Prompt » Only lines holding the word "with" should be copied from the material.

Materials provided »
--
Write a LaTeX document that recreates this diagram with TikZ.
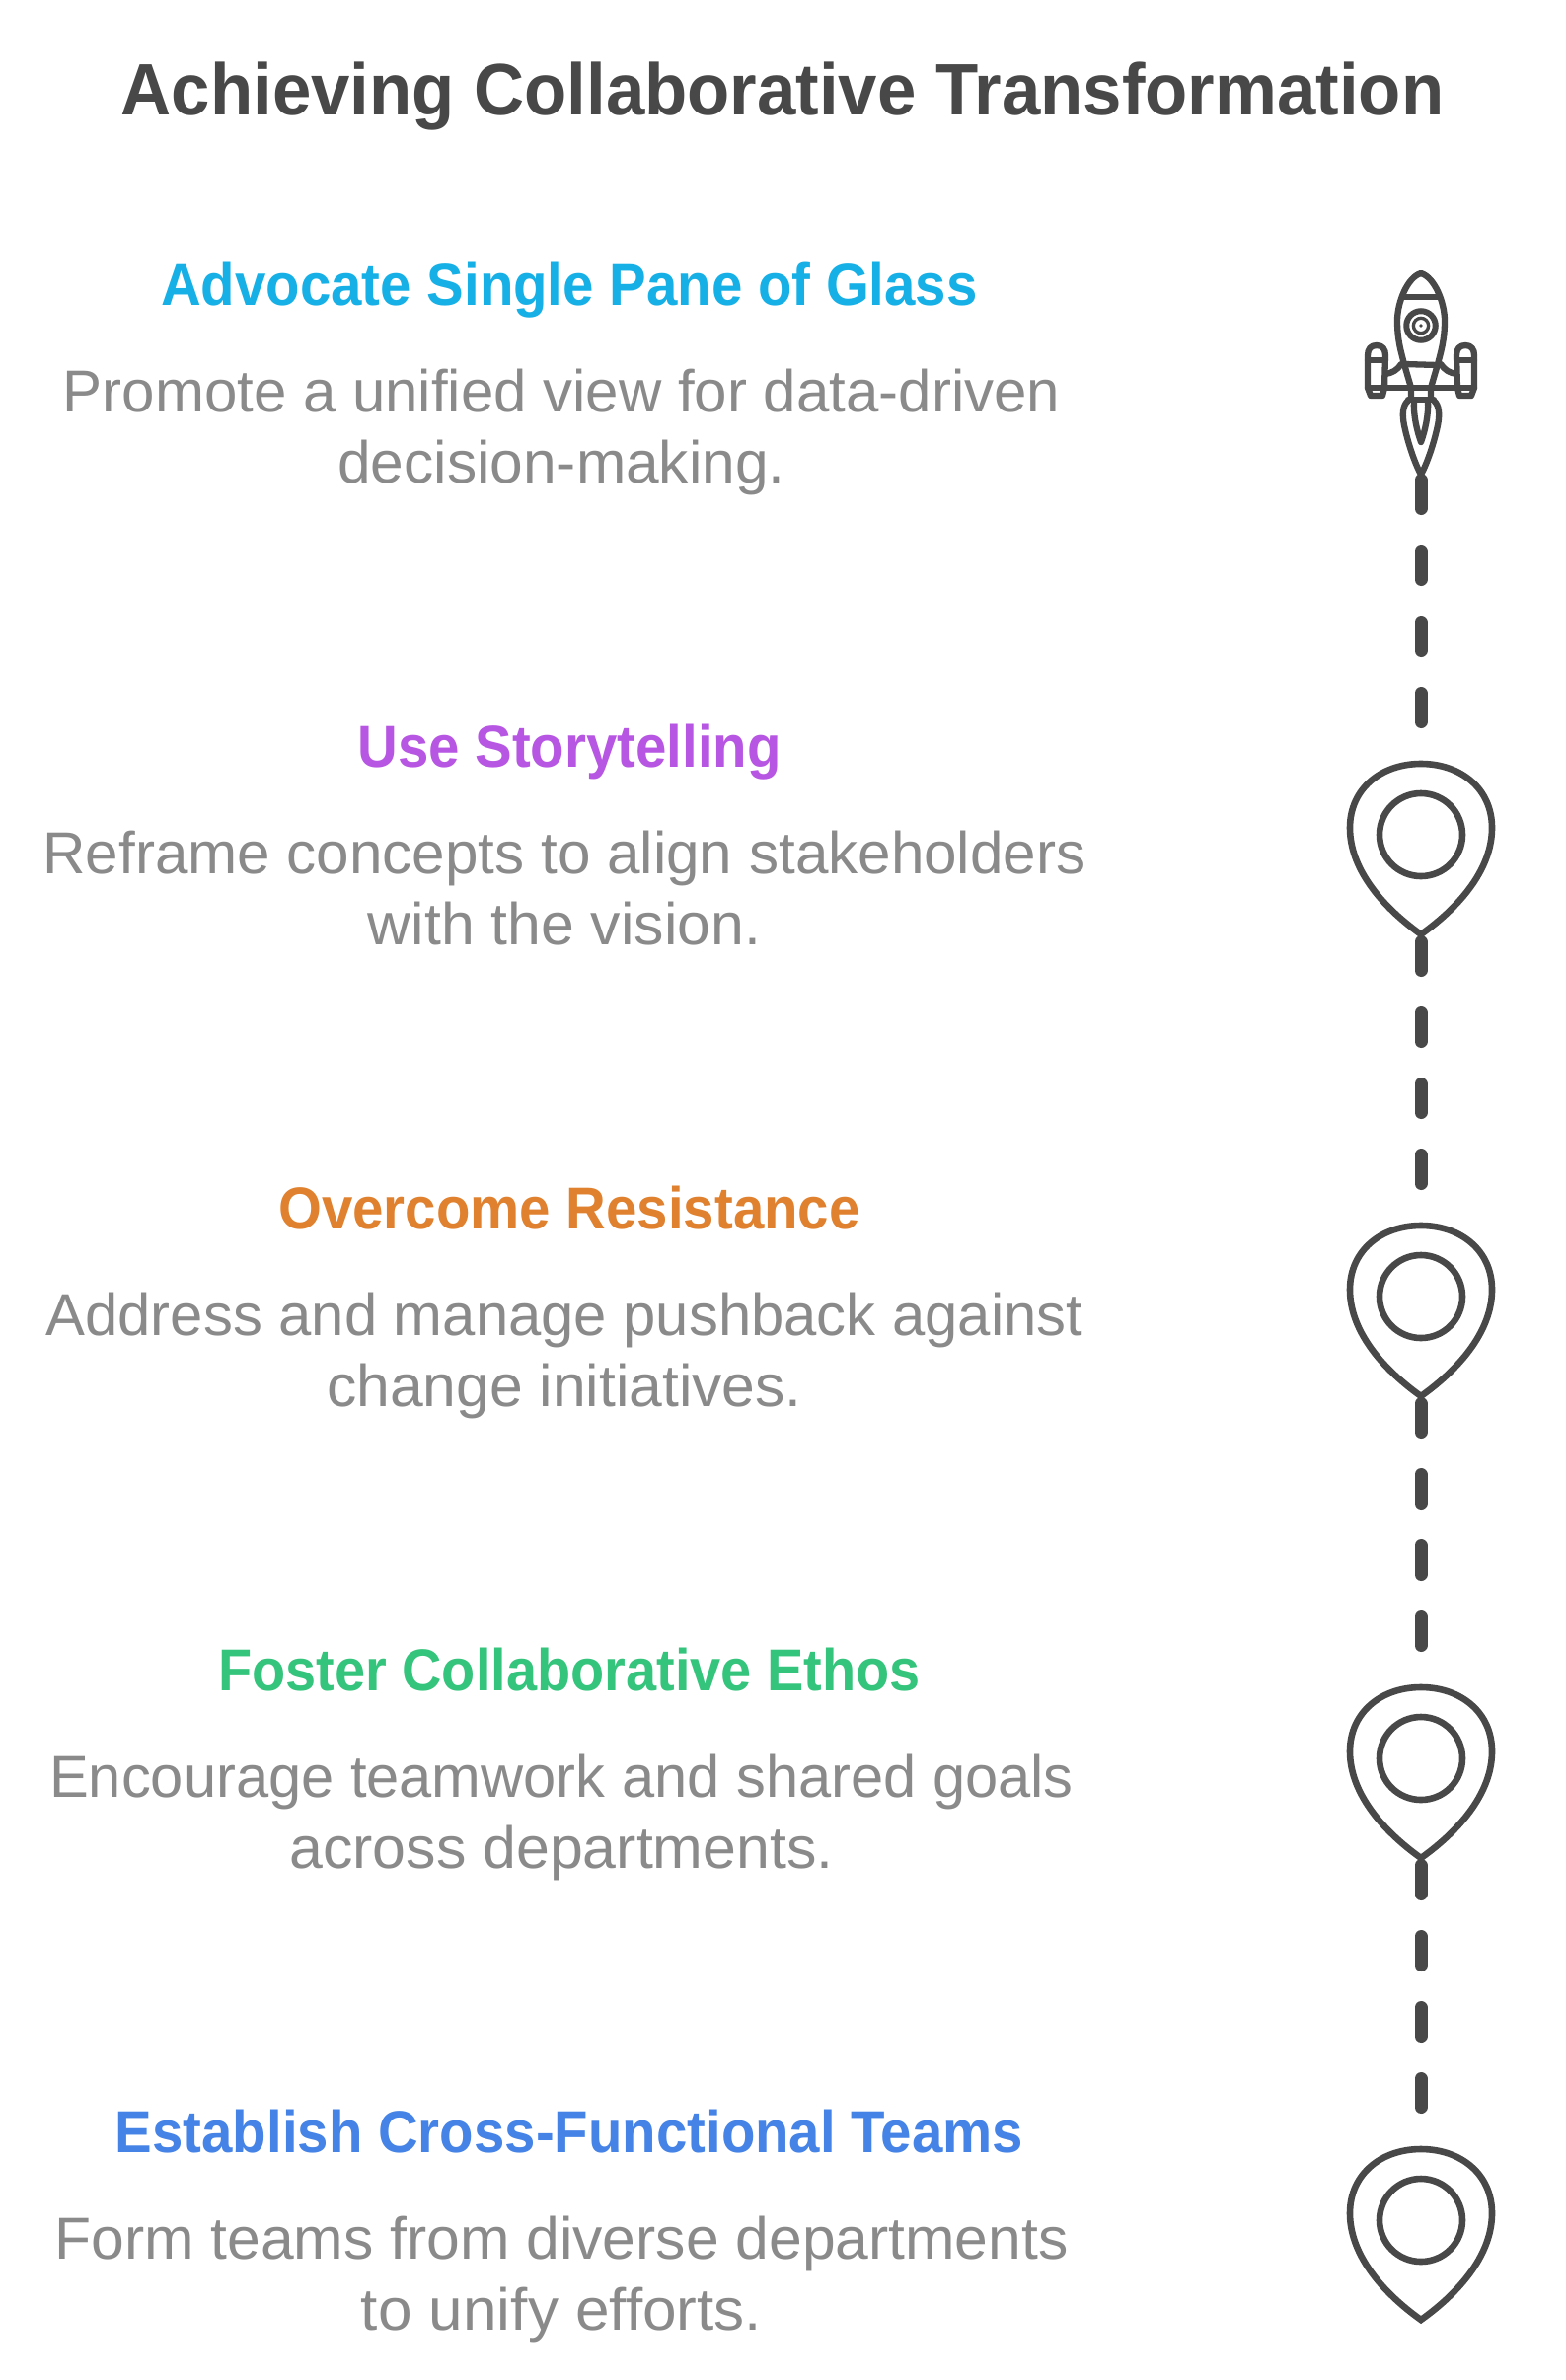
--
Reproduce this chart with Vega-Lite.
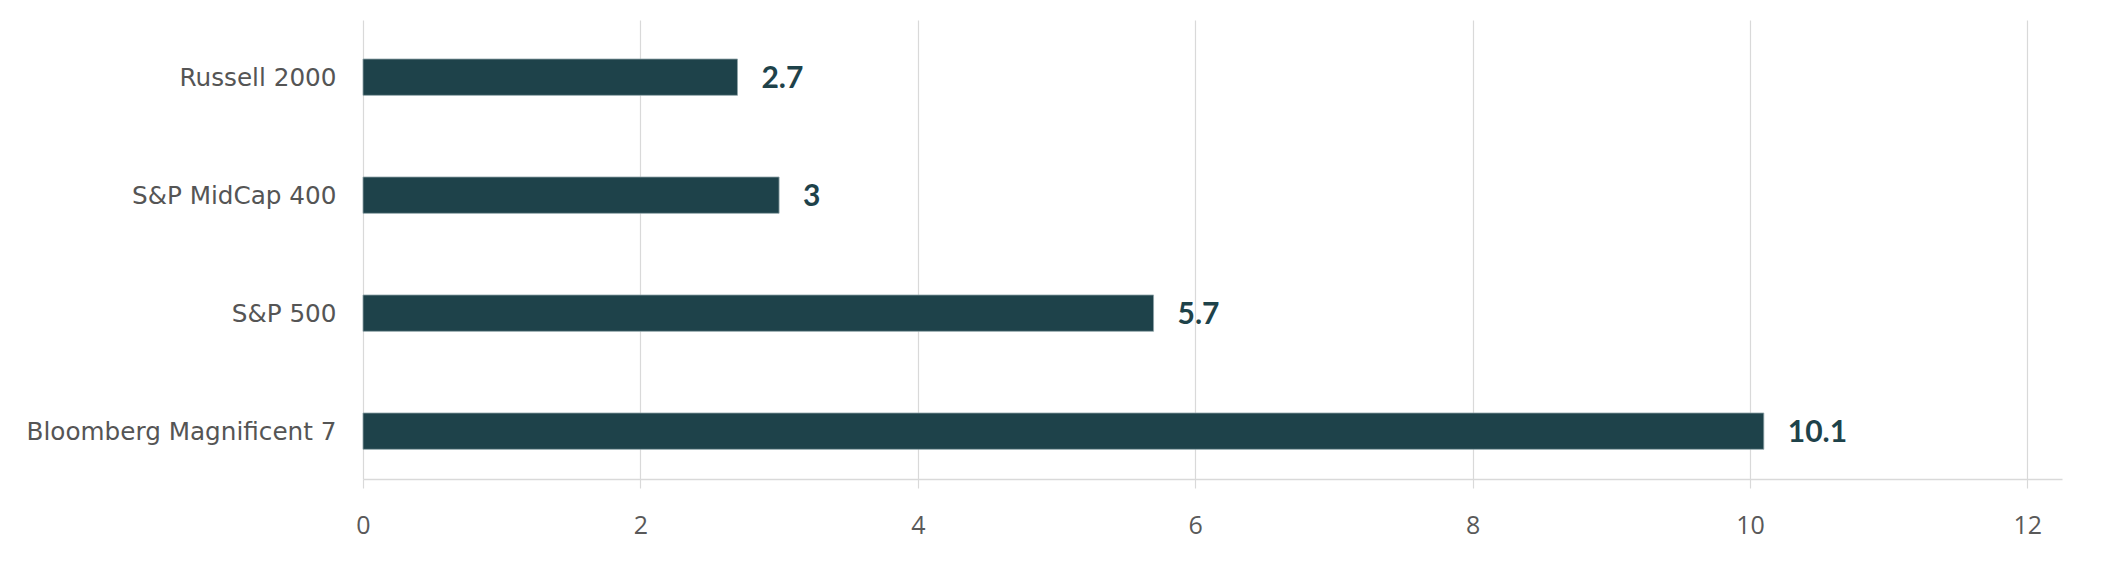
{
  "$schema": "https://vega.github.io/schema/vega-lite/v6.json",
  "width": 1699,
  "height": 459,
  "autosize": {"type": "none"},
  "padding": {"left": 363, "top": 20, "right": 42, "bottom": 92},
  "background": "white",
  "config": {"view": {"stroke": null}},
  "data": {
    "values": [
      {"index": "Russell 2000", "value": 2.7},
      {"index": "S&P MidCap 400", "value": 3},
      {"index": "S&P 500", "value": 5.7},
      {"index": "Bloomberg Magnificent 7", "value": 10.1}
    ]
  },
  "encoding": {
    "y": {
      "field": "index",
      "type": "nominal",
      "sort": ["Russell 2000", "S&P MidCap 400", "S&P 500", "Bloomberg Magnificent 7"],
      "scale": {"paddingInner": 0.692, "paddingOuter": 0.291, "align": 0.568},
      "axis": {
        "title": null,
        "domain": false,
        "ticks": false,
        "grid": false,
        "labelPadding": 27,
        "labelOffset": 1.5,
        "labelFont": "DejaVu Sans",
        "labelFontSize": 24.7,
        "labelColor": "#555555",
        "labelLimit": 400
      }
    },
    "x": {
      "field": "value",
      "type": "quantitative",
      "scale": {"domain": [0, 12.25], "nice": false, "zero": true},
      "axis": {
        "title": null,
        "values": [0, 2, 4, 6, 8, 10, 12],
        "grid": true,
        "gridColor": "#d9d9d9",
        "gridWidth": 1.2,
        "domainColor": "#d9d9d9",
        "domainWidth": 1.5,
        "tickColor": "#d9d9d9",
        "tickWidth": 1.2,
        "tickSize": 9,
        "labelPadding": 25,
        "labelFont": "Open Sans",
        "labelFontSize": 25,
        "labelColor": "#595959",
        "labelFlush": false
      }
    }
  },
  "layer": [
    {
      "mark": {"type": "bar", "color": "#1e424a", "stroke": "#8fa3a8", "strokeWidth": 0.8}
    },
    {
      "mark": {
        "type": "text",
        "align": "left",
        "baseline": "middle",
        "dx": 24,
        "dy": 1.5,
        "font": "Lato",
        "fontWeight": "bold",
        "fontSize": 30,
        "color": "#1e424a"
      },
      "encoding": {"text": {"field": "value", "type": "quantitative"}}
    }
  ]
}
--
Worked solution »
Write a LaTeX document that recreates this diagram with TikZ.
Reproduce this chart with Vega-Lite.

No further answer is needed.